Realizing we weren't going to be going anywhere any time soon, we began to make efforts to see the good in where we were. We developed a closer relationship with my father and his family, began to make friends with a few families in the natural living underground of our community, even though their views differed from our own, finding the common ground wherever it presented itself. We began to embrace small town life, realizing that whatever our plans, God's plan was obviously for us to be there, for that time. We learned to garden and grew much of our own food. I learned to can, to pickle, to cook, to sew, and we all boned up on our carpentry skills. I threw out our crayola kids paints and filled the craft closet with pastels, oil paint, acrylics, charcoal, beads, wool yarn, quill pens and india ink. We put tiki torches in the backyard and hosted cookouts for friends, enjoyed our telescope in the backyard (since the town was pitch-black at night and the sky was crystal clear and beautiful), and ate the occasional hotdog at the town's only oil and lube shop, which also claimed to have the best hot dogs in the country (??). We began to love and bless where we were, even though it wasn't where we knew we wanted to be, and after a while, it grew on us.
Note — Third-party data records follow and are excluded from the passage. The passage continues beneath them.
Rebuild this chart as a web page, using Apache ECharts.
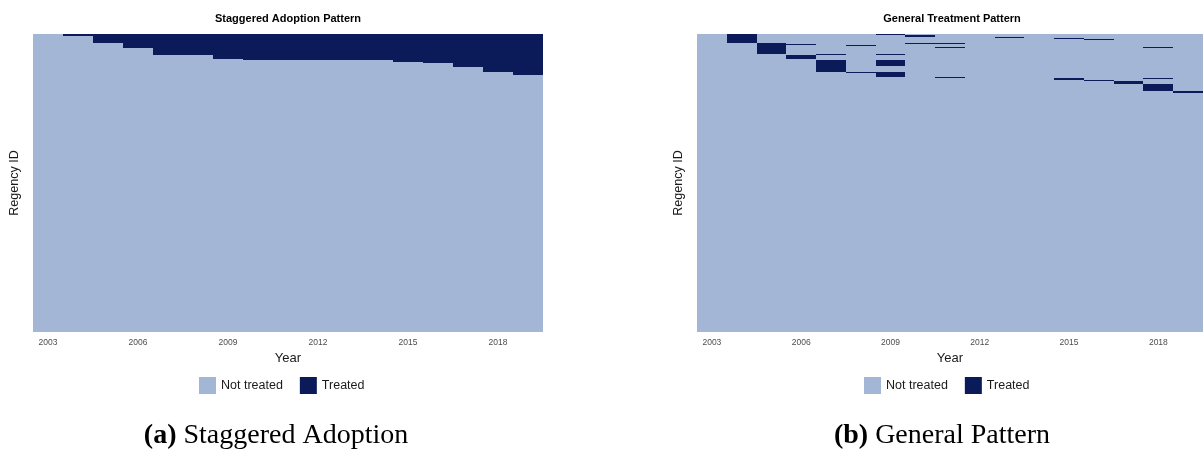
<!DOCTYPE html>
<html>
<head>
<meta charset="utf-8">
<script src="https://cdn.jsdelivr.net/npm/echarts@6/dist/echarts.min.js"></script>
<style>
  html, body { margin: 0; padding: 0; background: #fff; }
  #chart { width: 1203px; height: 450px; }
</style>
</head>
<body>
<div id="chart"></div>
<script>
// ---- data -------------------------------------------------------------
const years = [2003, 2004, 2005, 2006, 2007, 2008, 2009, 2010, 2011,
               2012, 2013, 2014, 2015, 2016, 2017, 2018, 2019];
const regencyCount = 298;

// Staggered design: regencies that first adopt in each year (once treated, always treated)
const adoptionCounts = [0, 2, 7, 5, 7, 0, 4, 1, 0, 0, 0, 0, 2, 1, 4, 5, 3];

// General design: treated regency rows [first, last] in each year
const generalTreatedRows = [
  [],
  [[0, 8]],
  [[9, 19]],
  [[10, 10], [21, 24]],
  [[20, 20], [26, 37]],
  [[11, 11], [38, 38]],
  [[0, 0], [20, 20], [26, 31], [38, 42]],
  [[1, 2], [9, 9]],
  [[9, 9], [13, 13], [43, 43]],
  [],
  [[3, 3]],
  [],
  [[4, 4], [44, 45]],
  [[5, 5], [46, 46]],
  [[47, 49]],
  [[13, 13], [44, 44], [50, 56]],
  [[57, 58]]
];

const statusLabels = ['Not treated', 'Treated'];

// ---- styles -----------------------------------------------------------
const statusColors = ['#a3b6d5', '#0b1a58'];
const sans = '"Liberation Sans", Arial, Helvetica, sans-serif';
const serif = '"Liberation Serif", "Times New Roman", serif';

// ---- build cell tables ------------------------------------------------
const regencyIds = Array.from({ length: regencyCount }, (_, i) => String(i + 1));

// adoption year index of each row (rows ordered by adoption year)
const adoptionIdx = [];
adoptionCounts.forEach((count, yi) => {
  for (let k = 0; k < count; k++) adoptionIdx.push(yi);
});

const staggeredCells = [];
const generalCells = [];
years.forEach((yr, xi) => {
  const spans = generalTreatedRows[xi];
  for (let r = 0; r < regencyCount; r++) {
    const adopted = r < adoptionIdx.length && adoptionIdx[r] <= xi;
    staggeredCells.push([xi, r, adopted ? 1 : 0]);
    const treated = spans.some(([a, b]) => r >= a && r <= b);
    generalCells.push([xi, r, treated ? 1 : 0]);
  }
});

// ---- chart ------------------------------------------------------------
const chart = echarts.init(document.getElementById('chart'), null, { renderer: 'canvas' });

const panelLefts = [33, 697];
const panelWidth = 510;

function xAxisFor(gi) {
  return {
    type: 'category', gridIndex: gi, data: years.map(String),
    axisLine: { show: false }, axisTick: { show: false }, splitLine: { show: false },
    axisLabel: { interval: 2, fontSize: 8.5, color: '#4d4d4d', margin: 6, fontFamily: sans },
    name: 'Year', nameLocation: 'middle', nameGap: 19,
    nameTextStyle: { fontSize: 13, color: '#1a1a1a', fontFamily: sans }
  };
}
function yAxisFor(gi) {
  return {
    type: 'category', gridIndex: gi, data: regencyIds, inverse: true,
    axisLine: { show: false }, axisTick: { show: false }, splitLine: { show: false },
    axisLabel: { show: false },
    name: 'Regency ID', nameLocation: 'middle', nameRotate: 90, nameGap: 12,
    nameTextStyle: { fontSize: 12.5, color: '#1a1a1a', fontFamily: sans }
  };
}

// Tile cell: edges snapped to whole pixels so neighbouring cells meet without seams
function renderCell(params, api) {
  const c = api.coord([api.value(0), api.value(1)]);
  const s = api.size([1, 1]);
  const x0 = Math.round(c[0] - s[0] / 2), x1 = Math.round(c[0] + s[0] / 2);
  const y0 = Math.round(c[1] - s[1] / 2), y1 = Math.round(c[1] + s[1] / 2);
  return {
    type: 'rect',
    shape: { x: x0, y: y0, width: x1 - x0, height: Math.max(1, y1 - y0) },
    style: { fill: api.visual('color') }
  };
}
function tiles(gi, cells) {
  return {
    type: 'custom', xAxisIndex: gi, yAxisIndex: gi, data: cells,
    renderItem: renderCell, encode: { x: 0, y: 1 },
    progressive: 0, silent: true
  };
}
function legendFor(si, left) {
  return {
    type: 'piecewise', seriesIndex: si, dimension: 2,
    pieces: statusLabels.map((label, v) => ({ value: v, label: label, color: statusColors[v] })),
    orient: 'horizontal', left: left, top: 362,
    itemWidth: 17, itemHeight: 17, itemGap: 17, textGap: 5,
    itemSymbol: 'rect', selectedMode: false, hoverLink: false,
    textStyle: { fontSize: 12.5, color: '#1a1a1a', fontFamily: sans }
  };
}

chart.setOption({
  animation: false,
  grid: panelLefts.map(l => ({
    left: l, top: 34, width: panelWidth, height: 298,
    show: true, backgroundColor: statusColors[0], borderWidth: 0
  })),
  xAxis: [xAxisFor(0), xAxisFor(1)],
  yAxis: [yAxisFor(0), yAxisFor(1)],
  visualMap: [legendFor(0, 184), legendFor(1, 849)],
  series: [tiles(0, staggeredCells), tiles(1, generalCells)],
  graphic: [
    { type: 'text', x: panelLefts[0] + panelWidth / 2, y: 19,
      style: { text: 'Staggered Adoption Pattern', align: 'center', verticalAlign: 'middle',
               fontSize: 11, fontWeight: 'bold', fontFamily: sans, fill: '#000' } },
    { type: 'text', x: panelLefts[1] + panelWidth / 2, y: 19,
      style: { text: 'General Treatment Pattern', align: 'center', verticalAlign: 'middle',
               fontSize: 11, fontWeight: 'bold', fontFamily: sans, fill: '#000' } },
    { type: 'text', x: 276, y: 436,
      style: { text: '{b|(a)} Staggered Adoption', align: 'center', verticalAlign: 'middle',
               fontSize: 28, fontFamily: serif, fill: '#000',
               rich: { b: { fontWeight: 'bold', fontSize: 28, fontFamily: serif } } } },
    { type: 'text', x: 942, y: 436,
      style: { text: '{b|(b)} General Pattern', align: 'center', verticalAlign: 'middle',
               fontSize: 28, fontFamily: serif, fill: '#000',
               rich: { b: { fontWeight: 'bold', fontSize: 28, fontFamily: serif } } } }
  ]
});
</script>
</body>
</html>
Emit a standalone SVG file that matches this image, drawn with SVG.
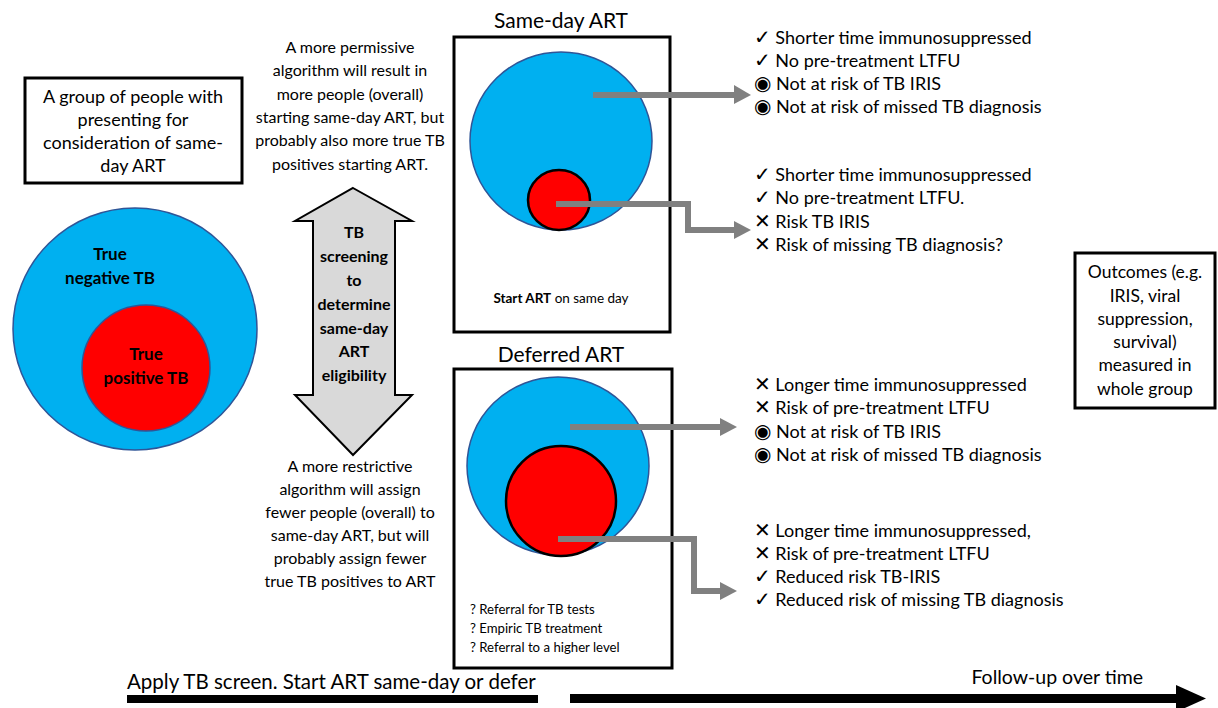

This is where the challenge presents itself: Somewhere in the process of loving and blessing where we were, which I believe strongly is a necessary part of change, we began to take our focus from where we were going. In the mix of everyday life, there is a fine line between loving and blessing where you are, and muddying your focus. This is where I think we got off course, at least for a little while. I do believe, very strongly, that blessing where you are (working hard and with integrity at that job you can't stand, or making the most out of a temporary illness) is a necessary step before you can fully move on, at least without carrying the baggage and negativity with you into your next experience. Yes, see where you're going, envision it, imagine what it will feel like, and know you are moving in that direction. But also, enjoy where you are now, bless the space, feel it, love it, grow in it.

And somehow in the midst of living in the moment, blessing where we are, we are supposed to remember that it is not where we're going, that it isn't our final destination.

How do you remember to do one, while not forgetting the other? This is a fine line, and one which I'm exploring more in my life, as I currently realize that as blessed as my life is at the moment, this is still not the finish line, not my final destination. I am now (and will likely always be) in process, an unfinished but ever-growing work, breathing in the possibilities. I think I'm okay with that.